■ RECORDED INFORMATION
┄┄┄┄┄┄┄┄┄┄

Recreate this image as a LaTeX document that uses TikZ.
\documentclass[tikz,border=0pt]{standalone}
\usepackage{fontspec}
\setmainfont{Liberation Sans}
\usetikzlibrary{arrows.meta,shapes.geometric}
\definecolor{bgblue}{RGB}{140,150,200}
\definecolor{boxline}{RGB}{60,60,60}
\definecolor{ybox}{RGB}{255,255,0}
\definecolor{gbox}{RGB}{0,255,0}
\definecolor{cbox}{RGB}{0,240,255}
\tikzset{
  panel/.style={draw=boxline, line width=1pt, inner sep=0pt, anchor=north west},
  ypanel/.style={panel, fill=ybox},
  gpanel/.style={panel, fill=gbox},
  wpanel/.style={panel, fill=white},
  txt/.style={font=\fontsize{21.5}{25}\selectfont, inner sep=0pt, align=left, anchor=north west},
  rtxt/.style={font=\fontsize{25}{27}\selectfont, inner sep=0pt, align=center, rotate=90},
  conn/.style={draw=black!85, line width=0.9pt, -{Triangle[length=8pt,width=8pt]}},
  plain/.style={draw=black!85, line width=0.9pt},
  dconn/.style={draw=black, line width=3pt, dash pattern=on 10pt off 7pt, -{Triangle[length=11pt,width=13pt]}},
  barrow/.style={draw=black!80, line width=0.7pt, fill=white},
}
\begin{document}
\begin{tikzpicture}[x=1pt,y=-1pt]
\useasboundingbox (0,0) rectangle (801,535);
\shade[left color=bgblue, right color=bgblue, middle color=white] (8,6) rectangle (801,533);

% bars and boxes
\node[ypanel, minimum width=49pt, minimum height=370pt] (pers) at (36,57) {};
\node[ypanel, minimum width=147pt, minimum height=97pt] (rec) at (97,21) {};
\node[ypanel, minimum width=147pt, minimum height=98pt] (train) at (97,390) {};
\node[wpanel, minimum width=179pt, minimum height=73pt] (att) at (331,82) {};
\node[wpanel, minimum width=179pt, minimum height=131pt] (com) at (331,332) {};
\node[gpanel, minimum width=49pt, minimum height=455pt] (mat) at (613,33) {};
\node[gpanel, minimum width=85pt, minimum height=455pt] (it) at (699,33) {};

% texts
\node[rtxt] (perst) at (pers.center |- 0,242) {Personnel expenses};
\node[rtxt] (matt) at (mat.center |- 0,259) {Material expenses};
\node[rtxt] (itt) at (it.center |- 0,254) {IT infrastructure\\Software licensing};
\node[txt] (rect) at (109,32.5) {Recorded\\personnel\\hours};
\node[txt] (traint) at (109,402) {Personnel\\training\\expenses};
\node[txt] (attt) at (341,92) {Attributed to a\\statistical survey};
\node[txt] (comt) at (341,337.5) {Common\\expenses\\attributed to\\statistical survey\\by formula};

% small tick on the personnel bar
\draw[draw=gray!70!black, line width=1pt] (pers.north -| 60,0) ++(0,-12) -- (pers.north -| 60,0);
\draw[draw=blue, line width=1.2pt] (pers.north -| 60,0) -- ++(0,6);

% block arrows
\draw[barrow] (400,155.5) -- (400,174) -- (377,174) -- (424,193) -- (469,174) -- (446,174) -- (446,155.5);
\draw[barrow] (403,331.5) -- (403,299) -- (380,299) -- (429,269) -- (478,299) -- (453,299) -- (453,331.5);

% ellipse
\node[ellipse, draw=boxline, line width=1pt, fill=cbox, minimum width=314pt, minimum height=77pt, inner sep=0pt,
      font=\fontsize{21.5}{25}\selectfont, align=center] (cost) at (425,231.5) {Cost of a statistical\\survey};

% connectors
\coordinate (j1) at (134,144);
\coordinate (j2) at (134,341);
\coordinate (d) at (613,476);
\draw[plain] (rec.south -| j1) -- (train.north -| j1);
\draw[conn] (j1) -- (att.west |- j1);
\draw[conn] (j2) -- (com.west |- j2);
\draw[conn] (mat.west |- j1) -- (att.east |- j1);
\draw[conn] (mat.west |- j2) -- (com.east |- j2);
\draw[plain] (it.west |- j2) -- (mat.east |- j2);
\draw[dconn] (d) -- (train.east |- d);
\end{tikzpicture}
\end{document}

┄┄┄┄┄┄┄┄┄┄

■ WHAT THE TASK ASKS
Write out all the data again, exactly as it appears.

■ ANSWER TO THE PROBLEM
Recreate this image as a LaTeX document that uses TikZ.
\documentclass[tikz,border=0pt]{standalone}
\usepackage{fontspec}
\setmainfont{Liberation Sans}
\usetikzlibrary{arrows.meta,shapes.geometric}
\definecolor{bgblue}{RGB}{140,150,200}
\definecolor{boxline}{RGB}{60,60,60}
\definecolor{ybox}{RGB}{255,255,0}
\definecolor{gbox}{RGB}{0,255,0}
\definecolor{cbox}{RGB}{0,240,255}
\tikzset{
  panel/.style={draw=boxline, line width=1pt, inner sep=0pt, anchor=north west},
  ypanel/.style={panel, fill=ybox},
  gpanel/.style={panel, fill=gbox},
  wpanel/.style={panel, fill=white},
  txt/.style={font=\fontsize{21.5}{25}\selectfont, inner sep=0pt, align=left, anchor=north west},
  rtxt/.style={font=\fontsize{25}{27}\selectfont, inner sep=0pt, align=center, rotate=90},
  conn/.style={draw=black!85, line width=0.9pt, -{Triangle[length=8pt,width=8pt]}},
  plain/.style={draw=black!85, line width=0.9pt},
  dconn/.style={draw=black, line width=3pt, dash pattern=on 10pt off 7pt, -{Triangle[length=11pt,width=13pt]}},
  barrow/.style={draw=black!80, line width=0.7pt, fill=white},
}
\begin{document}
\begin{tikzpicture}[x=1pt,y=-1pt]
\useasboundingbox (0,0) rectangle (801,535);
\shade[left color=bgblue, right color=bgblue, middle color=white] (8,6) rectangle (801,533);

% bars and boxes
\node[ypanel, minimum width=49pt, minimum height=370pt] (pers) at (36,57) {};
\node[ypanel, minimum width=147pt, minimum height=97pt] (rec) at (97,21) {};
\node[ypanel, minimum width=147pt, minimum height=98pt] (train) at (97,390) {};
\node[wpanel, minimum width=179pt, minimum height=73pt] (att) at (331,82) {};
\node[wpanel, minimum width=179pt, minimum height=131pt] (com) at (331,332) {};
\node[gpanel, minimum width=49pt, minimum height=455pt] (mat) at (613,33) {};
\node[gpanel, minimum width=85pt, minimum height=455pt] (it) at (699,33) {};

% texts
\node[rtxt] (perst) at (pers.center |- 0,242) {Personnel expenses};
\node[rtxt] (matt) at (mat.center |- 0,259) {Material expenses};
\node[rtxt] (itt) at (it.center |- 0,254) {IT infrastructure\\Software licensing};
\node[txt] (rect) at (109,32.5) {Recorded\\personnel\\hours};
\node[txt] (traint) at (109,402) {Personnel\\training\\expenses};
\node[txt] (attt) at (341,92) {Attributed to a\\statistical survey};
\node[txt] (comt) at (341,337.5) {Common\\expenses\\attributed to\\statistical survey\\by formula};

% small tick on the personnel bar
\draw[draw=gray!70!black, line width=1pt] (pers.north -| 60,0) ++(0,-12) -- (pers.north -| 60,0);
\draw[draw=blue, line width=1.2pt] (pers.north -| 60,0) -- ++(0,6);

% block arrows
\draw[barrow] (400,155.5) -- (400,174) -- (377,174) -- (424,193) -- (469,174) -- (446,174) -- (446,155.5);
\draw[barrow] (403,331.5) -- (403,299) -- (380,299) -- (429,269) -- (478,299) -- (453,299) -- (453,331.5);

% ellipse
\node[ellipse, draw=boxline, line width=1pt, fill=cbox, minimum width=314pt, minimum height=77pt, inner sep=0pt,
      font=\fontsize{21.5}{25}\selectfont, align=center] (cost) at (425,231.5) {Cost of a statistical\\survey};

% connectors
\coordinate (j1) at (134,144);
\coordinate (j2) at (134,341);
\coordinate (d) at (613,476);
\draw[plain] (rec.south -| j1) -- (train.north -| j1);
\draw[conn] (j1) -- (att.west |- j1);
\draw[conn] (j2) -- (com.west |- j2);
\draw[conn] (mat.west |- j1) -- (att.east |- j1);
\draw[conn] (mat.west |- j2) -- (com.east |- j2);
\draw[plain] (it.west |- j2) -- (mat.east |- j2);
\draw[dconn] (d) -- (train.east |- d);
\end{tikzpicture}
\end{document}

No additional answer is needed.